* start Material provided *
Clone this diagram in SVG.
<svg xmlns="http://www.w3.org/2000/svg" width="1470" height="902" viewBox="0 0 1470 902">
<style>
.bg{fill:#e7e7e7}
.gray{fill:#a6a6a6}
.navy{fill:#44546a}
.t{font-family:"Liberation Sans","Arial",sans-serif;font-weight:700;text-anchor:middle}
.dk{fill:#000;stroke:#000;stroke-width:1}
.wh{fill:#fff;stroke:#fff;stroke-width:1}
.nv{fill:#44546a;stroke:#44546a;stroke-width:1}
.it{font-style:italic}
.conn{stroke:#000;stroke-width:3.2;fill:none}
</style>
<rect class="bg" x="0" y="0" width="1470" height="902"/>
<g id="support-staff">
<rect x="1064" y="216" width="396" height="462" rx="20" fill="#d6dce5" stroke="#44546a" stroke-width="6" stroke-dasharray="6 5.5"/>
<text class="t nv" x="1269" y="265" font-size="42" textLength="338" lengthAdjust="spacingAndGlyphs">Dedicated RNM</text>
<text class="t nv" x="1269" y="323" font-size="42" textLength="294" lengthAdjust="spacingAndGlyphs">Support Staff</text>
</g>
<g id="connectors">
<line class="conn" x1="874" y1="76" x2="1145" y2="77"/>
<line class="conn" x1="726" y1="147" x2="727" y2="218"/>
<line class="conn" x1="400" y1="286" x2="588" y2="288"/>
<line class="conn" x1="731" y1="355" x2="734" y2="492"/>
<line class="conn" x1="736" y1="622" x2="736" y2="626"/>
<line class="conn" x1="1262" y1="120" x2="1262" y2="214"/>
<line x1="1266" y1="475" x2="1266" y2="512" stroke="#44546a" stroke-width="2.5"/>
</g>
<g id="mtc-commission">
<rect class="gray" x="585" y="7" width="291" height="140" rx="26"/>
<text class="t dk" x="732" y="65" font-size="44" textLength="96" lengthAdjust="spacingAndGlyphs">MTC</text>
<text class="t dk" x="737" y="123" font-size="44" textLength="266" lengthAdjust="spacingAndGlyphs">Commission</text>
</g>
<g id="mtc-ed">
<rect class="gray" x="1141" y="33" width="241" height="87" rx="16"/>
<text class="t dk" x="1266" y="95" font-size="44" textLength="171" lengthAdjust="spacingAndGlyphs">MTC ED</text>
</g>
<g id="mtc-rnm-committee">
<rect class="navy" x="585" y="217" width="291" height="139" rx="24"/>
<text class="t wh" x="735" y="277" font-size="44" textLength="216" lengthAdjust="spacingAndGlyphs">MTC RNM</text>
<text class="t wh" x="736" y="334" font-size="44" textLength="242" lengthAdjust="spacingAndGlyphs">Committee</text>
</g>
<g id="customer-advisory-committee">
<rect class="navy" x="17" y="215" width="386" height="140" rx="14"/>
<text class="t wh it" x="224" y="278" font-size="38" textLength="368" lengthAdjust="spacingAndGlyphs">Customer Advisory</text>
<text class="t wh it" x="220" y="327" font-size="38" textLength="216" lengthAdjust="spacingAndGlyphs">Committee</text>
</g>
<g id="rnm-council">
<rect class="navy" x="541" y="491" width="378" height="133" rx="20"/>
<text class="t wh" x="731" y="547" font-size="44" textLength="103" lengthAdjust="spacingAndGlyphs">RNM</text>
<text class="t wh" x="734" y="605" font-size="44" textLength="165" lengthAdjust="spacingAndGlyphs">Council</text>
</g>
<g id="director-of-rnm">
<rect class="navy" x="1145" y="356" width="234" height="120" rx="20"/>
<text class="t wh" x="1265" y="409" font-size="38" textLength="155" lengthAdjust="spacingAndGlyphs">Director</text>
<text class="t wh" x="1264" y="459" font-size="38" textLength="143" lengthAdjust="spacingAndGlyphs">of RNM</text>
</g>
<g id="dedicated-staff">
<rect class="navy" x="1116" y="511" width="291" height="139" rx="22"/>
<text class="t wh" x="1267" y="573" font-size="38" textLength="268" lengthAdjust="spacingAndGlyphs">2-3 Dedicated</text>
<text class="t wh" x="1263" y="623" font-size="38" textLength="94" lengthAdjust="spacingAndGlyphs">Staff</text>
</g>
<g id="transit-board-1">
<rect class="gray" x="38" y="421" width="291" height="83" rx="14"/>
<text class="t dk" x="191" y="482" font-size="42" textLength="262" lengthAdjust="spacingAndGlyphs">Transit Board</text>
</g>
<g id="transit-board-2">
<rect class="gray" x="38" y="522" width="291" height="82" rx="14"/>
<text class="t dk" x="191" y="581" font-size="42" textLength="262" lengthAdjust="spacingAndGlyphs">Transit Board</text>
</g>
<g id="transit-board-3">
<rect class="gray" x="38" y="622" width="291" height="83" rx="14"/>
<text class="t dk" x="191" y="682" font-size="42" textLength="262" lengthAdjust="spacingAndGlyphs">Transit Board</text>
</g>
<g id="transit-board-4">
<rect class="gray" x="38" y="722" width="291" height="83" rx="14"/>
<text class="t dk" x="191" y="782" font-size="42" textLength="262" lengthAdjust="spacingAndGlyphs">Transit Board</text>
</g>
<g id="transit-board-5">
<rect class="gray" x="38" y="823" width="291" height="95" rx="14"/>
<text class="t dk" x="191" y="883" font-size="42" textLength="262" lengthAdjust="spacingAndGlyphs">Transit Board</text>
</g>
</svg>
* end Material provided *
* start Material provided *
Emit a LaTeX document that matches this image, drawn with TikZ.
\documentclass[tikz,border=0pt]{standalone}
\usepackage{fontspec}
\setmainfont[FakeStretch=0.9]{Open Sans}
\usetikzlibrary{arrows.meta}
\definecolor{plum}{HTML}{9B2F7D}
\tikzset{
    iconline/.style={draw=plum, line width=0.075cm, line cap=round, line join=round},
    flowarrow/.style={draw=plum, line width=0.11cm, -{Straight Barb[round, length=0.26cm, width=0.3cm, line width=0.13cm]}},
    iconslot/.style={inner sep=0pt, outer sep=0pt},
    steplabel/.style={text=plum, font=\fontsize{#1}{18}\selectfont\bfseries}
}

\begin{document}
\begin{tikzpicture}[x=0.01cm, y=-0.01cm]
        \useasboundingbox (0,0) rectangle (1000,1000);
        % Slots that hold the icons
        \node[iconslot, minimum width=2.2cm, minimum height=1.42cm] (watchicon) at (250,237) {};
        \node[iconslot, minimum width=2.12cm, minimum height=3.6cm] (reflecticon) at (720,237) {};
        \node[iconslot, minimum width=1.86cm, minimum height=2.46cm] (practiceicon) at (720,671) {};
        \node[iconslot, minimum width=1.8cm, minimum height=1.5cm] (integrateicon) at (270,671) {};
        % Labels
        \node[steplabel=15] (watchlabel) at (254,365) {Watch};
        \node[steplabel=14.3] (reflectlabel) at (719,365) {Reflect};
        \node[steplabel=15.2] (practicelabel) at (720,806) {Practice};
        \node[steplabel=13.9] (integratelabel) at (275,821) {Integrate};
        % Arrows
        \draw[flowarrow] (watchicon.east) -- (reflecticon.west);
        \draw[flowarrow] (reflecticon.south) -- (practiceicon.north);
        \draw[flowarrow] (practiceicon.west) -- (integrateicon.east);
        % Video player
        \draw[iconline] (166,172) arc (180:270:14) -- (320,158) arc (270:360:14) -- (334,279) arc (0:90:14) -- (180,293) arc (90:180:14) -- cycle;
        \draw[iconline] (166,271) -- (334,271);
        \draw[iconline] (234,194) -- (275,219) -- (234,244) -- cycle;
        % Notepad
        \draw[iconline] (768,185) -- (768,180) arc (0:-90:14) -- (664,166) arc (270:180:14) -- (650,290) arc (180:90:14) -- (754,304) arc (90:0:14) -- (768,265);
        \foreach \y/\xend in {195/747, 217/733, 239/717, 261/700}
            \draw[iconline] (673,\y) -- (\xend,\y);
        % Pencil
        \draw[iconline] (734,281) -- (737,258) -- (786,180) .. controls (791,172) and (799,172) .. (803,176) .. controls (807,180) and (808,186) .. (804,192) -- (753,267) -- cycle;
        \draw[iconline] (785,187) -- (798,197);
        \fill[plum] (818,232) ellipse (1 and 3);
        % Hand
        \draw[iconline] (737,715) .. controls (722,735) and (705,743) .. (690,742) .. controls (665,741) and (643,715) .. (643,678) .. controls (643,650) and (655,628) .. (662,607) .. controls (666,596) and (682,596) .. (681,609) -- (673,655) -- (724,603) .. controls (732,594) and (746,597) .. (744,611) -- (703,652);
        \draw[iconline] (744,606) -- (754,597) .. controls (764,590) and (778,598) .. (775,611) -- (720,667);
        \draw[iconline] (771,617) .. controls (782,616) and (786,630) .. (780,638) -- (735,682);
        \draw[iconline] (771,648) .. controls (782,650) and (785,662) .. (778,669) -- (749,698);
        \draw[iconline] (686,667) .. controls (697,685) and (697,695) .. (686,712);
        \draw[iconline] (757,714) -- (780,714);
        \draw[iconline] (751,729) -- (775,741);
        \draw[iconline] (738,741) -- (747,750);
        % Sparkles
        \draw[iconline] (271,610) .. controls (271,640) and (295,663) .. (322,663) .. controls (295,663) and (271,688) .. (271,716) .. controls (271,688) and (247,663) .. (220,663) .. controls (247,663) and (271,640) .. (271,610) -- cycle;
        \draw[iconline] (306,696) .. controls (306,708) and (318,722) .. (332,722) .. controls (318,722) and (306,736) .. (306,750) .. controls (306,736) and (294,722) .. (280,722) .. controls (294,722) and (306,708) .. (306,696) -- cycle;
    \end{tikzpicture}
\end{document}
* end Material provided *
### Task goal
Take every line containing the word "that" and copy it.

### Solution to this problem
Emit a LaTeX document that matches this image, drawn with TikZ.
        % Slots that hold the icons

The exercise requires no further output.